Interrogatorios, saltos y otras humillaciones
-En San Cristóbal -sigue Ada- resultó que tampoco seguiríamos con un oficial, sino con un médico del Pérez Carreño que se estaba rebuscando con ese viaje. Un hombre muy decente, pero no tenía la malicia del conductor con quien había viajado de Caracas a San Antonio. No tenía los contactos con los uniformados ni sabía cómo lidiar con ellos. Además, no viajaba con un carro de algún militar sino con el suyo.
“Fue un suplicio tener que pararnos en cada alcabala. “¿Vienen de la frontera?”, nos decían. “Trocheros, ya vanpa’l refugio”. Teníamos que esperar que revisaran, prenda por prenda, las bolsas de regalos que traía la muchacha. En una alcabala le quisieron quitar un par de zapatos que le llevaba a un sobrino, pero ella se echó a llorar y se conformaron con quitarle dinero. En otra, las mujeres tuvimos que levantarnos la blusa y el sostén (delante de funcionarias), y nos metieron las manos en el cabello. En otra más, tuvimos que hacer otra vez los saltos sin ropa interior. Perdí la cuenta de los interrogatorios. Un infierno”.

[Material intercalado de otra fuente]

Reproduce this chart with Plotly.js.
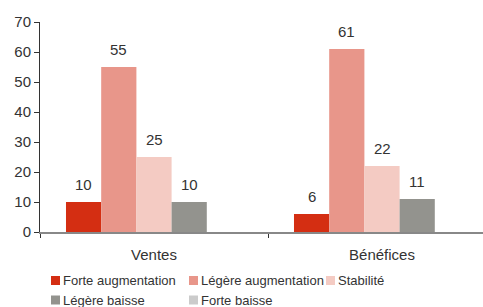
<!DOCTYPE html>
<html><head><meta charset="utf-8">
<script src="https://cdn.plot.ly/plotly-3.0.1.min.js"></script>
<style>html,body{margin:0;padding:0;background:#fff}#chart{width:483px;height:307px}</style>
</head><body><div id="chart"></div>
<script>
const categories = ['Ventes', 'Bénéfices'];
const seriesNames = ['Forte augmentation', 'Légère augmentation', 'Stabilité', 'Légère baisse', 'Forte baisse'];
const forteAugmentation = [10, 6];
const legereAugmentation = [55, 61];
const stabilite = [25, 22];
const legereBaisse = [10, 11];
const forteBaisse = [0, 0];
const yTicks = [0, 10, 20, 30, 40, 50, 60, 70];

const seriesValues = [forteAugmentation, legereAugmentation, stabilite, legereBaisse, forteBaisse];
const colors = ['#d42e12', '#e8968a', '#f4cbc3', '#93938e', '#cbcbcb'];
const bargap = 0.228;
const font = 'Liberation Sans, Arial, sans-serif';

// plot area in pixels
const M = {l: 40, r: 0, t: 22, b: 75};
const W = 483, H = 307;
const pw = W - M.l - M.r, ph = H - M.t - M.b;
const px = x => (x - M.l) / pw;
const py = y => (H - M.b - y) / ph;

const traces = seriesNames.map((n, i) => ({
  type: 'bar', name: n, x: categories, y: seriesValues[i],
  marker: {color: colors[i], line: {width: 0}}, hoverinfo: 'skip', showlegend: false
}));

const bw = (1 - bargap) / seriesNames.length;
const annotations = [];
seriesValues.forEach((vals, i) => {
  vals.forEach((v, j) => {
    if (v > 0) annotations.push({
      x: j + (i - (seriesNames.length - 1) / 2) * bw, y: v, xref: 'x', yref: 'y',
      text: String(v), showarrow: false, yanchor: 'bottom', yshift: 7,
      font: {family: font, size: 15, color: '#333'}
    });
  });
});

// custom legend (3 columns, 2 rows)
const legCols = [51, 189, 326];
const legRows = [280.5, 300];
const shapes = [];
seriesNames.forEach((n, i) => {
  const c = legCols[i % 3], r = legRows[Math.floor(i / 3)];
  shapes.push({type: 'rect', xref: 'paper', yref: 'paper',
    x0: px(c), x1: px(c + 9), y0: py(r + 4.5), y1: py(r - 4.5),
    fillcolor: colors[i], line: {width: 0}});
  annotations.push({xref: 'paper', yref: 'paper', x: px(c + 11), y: py(r),
    xanchor: 'left', yanchor: 'middle', borderpad: 0, text: n, showarrow: false,
    font: {family: font, size: 13, color: '#333'}});
});

const layout = {
  width: W, height: H,
  margin: M,
  paper_bgcolor: '#fff', plot_bgcolor: '#fff',
  barmode: 'group', bargap: bargap, bargroupgap: 0,
  font: {family: font, size: 14, color: '#333'},
  showlegend: false,
  xaxis: {
    type: 'category', range: [-0.5, 1.443], showgrid: false, zeroline: false,
    showline: true, linecolor: '#888', linewidth: 1.5,
    ticks: 'outside', tickson: 'boundaries', ticklen: 4, tickcolor: '#333',
    tickfont: {family: font, size: 15, color: '#333'}, ticklabelstandoff: 8
  },
  yaxis: {
    range: [0, 70], tickvals: yTicks, showgrid: false, zeroline: false,
    showline: true, linecolor: '#333', linewidth: 1,
    ticks: 'outside', ticklen: 5, tickcolor: '#333',
    tickfont: {family: font, size: 15, color: '#333'}
  },
  shapes: shapes,
  annotations: annotations
};

Plotly.newPlot('chart', traces, layout, {displayModeBar: false, staticPlot: true});
</script></body></html>
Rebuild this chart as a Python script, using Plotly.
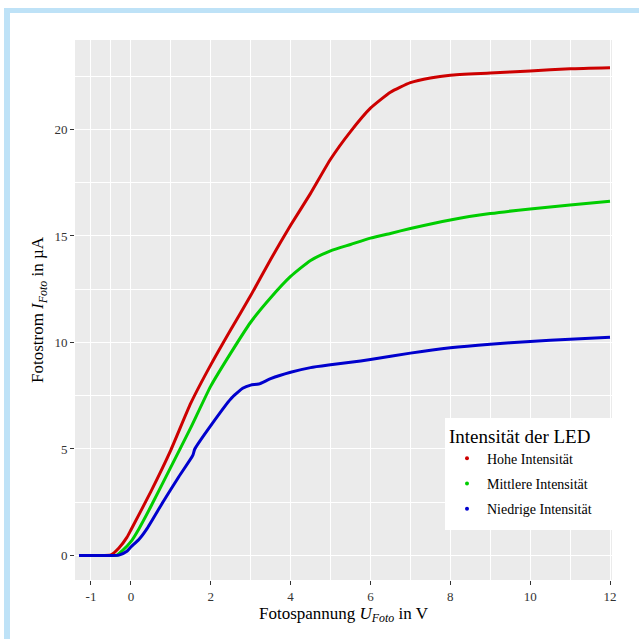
import plotly.graph_objects as go

# ---- data ----
x_hoch = [-1.3, -0.8, -0.5, -0.3, -0.1, 0.0, 0.5, 1.0, 1.5, 2.0, 2.5, 3.0, 3.5, 4.0, 4.5,
          5.0, 5.5, 6.0, 6.5, 7.0, 7.5, 8.0, 9.0, 10.0, 11.0, 12.0]
y_hoch = [0.0, 0.0, 0.03, 0.35, 0.85, 1.2, 3.0, 4.95, 7.15, 8.95, 10.6, 12.2, 13.9, 15.5, 17.0,
          18.6, 19.9, 21.0, 21.75, 22.2, 22.42, 22.55, 22.65, 22.75, 22.85, 22.9]

x_mittel = [-1.3, -0.8, -0.5, -0.35, -0.2, 0.0, 0.2, 0.5, 1.0, 1.5, 2.0, 2.5, 3.0, 3.5, 4.0,
            4.5, 5.0, 5.5, 6.0, 6.5, 7.0, 8.0, 9.0, 10.0, 11.0, 12.0]
y_mittel = [0.0, 0.0, 0.0, 0.02, 0.25, 0.65, 1.25, 2.3, 4.15, 6.0, 7.95, 9.5, 10.95, 12.1, 13.1,
            13.85, 14.3, 14.6, 14.9, 15.12, 15.35, 15.75, 16.05, 16.27, 16.45, 16.63]

x_niedrig = [-1.3, -0.8, -0.5, -0.3, -0.1, 0.0, 0.2, 0.4, 0.8, 1.2, 1.55, 1.6, 2.0, 2.5, 2.8,
             3.0, 3.2, 3.5, 4.0, 4.5, 5.0, 5.5, 6.0, 7.0, 8.0, 9.0, 10.0, 11.0, 12.0]
y_niedrig = [0.0, 0.0, 0.0, 0.02, 0.2, 0.4, 0.75, 1.25, 2.5, 3.7, 4.7, 5.0, 6.1, 7.35, 7.85,
             8.0, 8.05, 8.3, 8.6, 8.82, 8.95, 9.07, 9.2, 9.5, 9.75, 9.92, 10.05, 10.15, 10.25]

series_names = ["Hohe Intensität", "Mittlere Intensität", "Niedrige Intensität"]
series_colors = ["#CD0000", "#00CD00", "#0000CD"]

x_tickvals = [-1, 0, 2, 4, 6, 8, 10, 12]
x_ticktext = ["-1", "0", "2", "4", "6", "8", "10", "12"]
y_tickvals = [0, 5, 10, 15, 20]
x_minor = [-0.5, 1, 3, 5, 7, 9, 11]
y_minor = [2.5, 7.5, 12.5, 17.5, 22.5]

FONT = "Liberation Serif"

fig = go.Figure()
xs = [x_hoch, x_mittel, x_niedrig]
ys = [y_hoch, y_mittel, y_niedrig]
for i, (xx, yy) in enumerate(zip(xs, ys)):
    fig.add_trace(go.Scatter(x=xx, y=yy, mode="lines",
                             line=dict(color=series_colors[i], width=3, shape="spline", smoothing=0.5),
                             showlegend=False, hoverinfo="skip"))
for i, name in enumerate(series_names):
    fig.add_trace(go.Scatter(x=[None], y=[None], mode="markers", name=name,
                             marker=dict(color=series_colors[i], size=4), legendgroup=f"g{i}"))

# plot area geometry (pixels)
W = H = 639
ml, mr, mt, mb = 75, 27, 40, 59
pw, ph = W - ml - mr, H - mt - mb

def px(xp):
    return (xp - ml) / pw

def py(yp):
    return (H - mb - yp) / ph

border = "#BEE2F7"
fig.add_shape(type="rect", xref="paper", yref="paper", x0=px(4), x1=px(10), y0=py(645), y1=py(8),
              fillcolor=border, line=dict(width=0), layer="below")
fig.add_shape(type="rect", xref="paper", yref="paper", x0=px(4), x1=px(645), y0=py(13), y1=py(8),
              fillcolor=border, line=dict(width=0), layer="below")
# white legend box
fig.add_shape(type="rect", xref="paper", yref="paper", x0=px(445), x1=px(612), y0=py(530), y1=py(418),
              fillcolor="white", line=dict(width=0), layer="above")

axis_common = dict(
    showgrid=True, gridcolor="white", gridwidth=1.1, zeroline=False,
    ticks="outside", ticklen=4, tickcolor="#333333", tickwidth=1,
    tickfont=dict(family=FONT, size=13, color="#333333"),
    showline=False,
)

fig.update_layout(
    width=W, height=H,
    margin=dict(l=ml, r=mr, t=mt, b=mb),
    paper_bgcolor="white", plot_bgcolor="#EBEBEB",
    font=dict(family=FONT, color="black"),
    xaxis=dict(range=[-1.4, 12.05], tickvals=x_tickvals, ticktext=x_ticktext,
               title=dict(text="Fotospannung <i>U</i><sub><i>Foto</i></sub> in V", font=dict(size=17), standoff=2),
               minor=dict(tickvals=x_minor, showgrid=True, gridcolor="white", gridwidth=0.5, ticks=""),
               **axis_common),
    yaxis=dict(range=[-1.15, 24.2], tickvals=y_tickvals,
               title=dict(text="Fotostrom <i>I</i><sub><i>Foto</i></sub> in µA", font=dict(size=17), standoff=6),
               minor=dict(tickvals=y_minor, showgrid=True, gridcolor="white", gridwidth=0.5, ticks=""),
               **axis_common),
    legend=dict(x=px(447), y=py(418), xanchor="left", yanchor="top",
                bgcolor="rgba(0,0,0,0)", borderwidth=0,
                title=dict(text="Intensität der LED", font=dict(size=19, family=FONT)),
                font=dict(size=14, family=FONT, color="black"),
                traceorder="grouped", tracegroupgap=4, itemwidth=30),
)

fig.write_html("out.html", post_script="document.body.style.margin='0';",
               config={"displayModeBar": False})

El grupo había salido de San Antonio a las 11 de la mañana y a las 6 y 20 de la mañana del día siguiente se detuvieron en Barquisimeto, donde el médico tenía familia, porque se estaba durmiendo frente al volante.
“El doctor me ofreció hospedaje, pero preferí seguir viaje. En el terminal de Barquisimeto me cobraron 40 dólares por un boleto de autobús a Caracas. Era justo lo que me quedaba, tras haber gastado 80 dólares en coimas en el viaje de regreso. Por avión me hubiera salido mucho más barato”.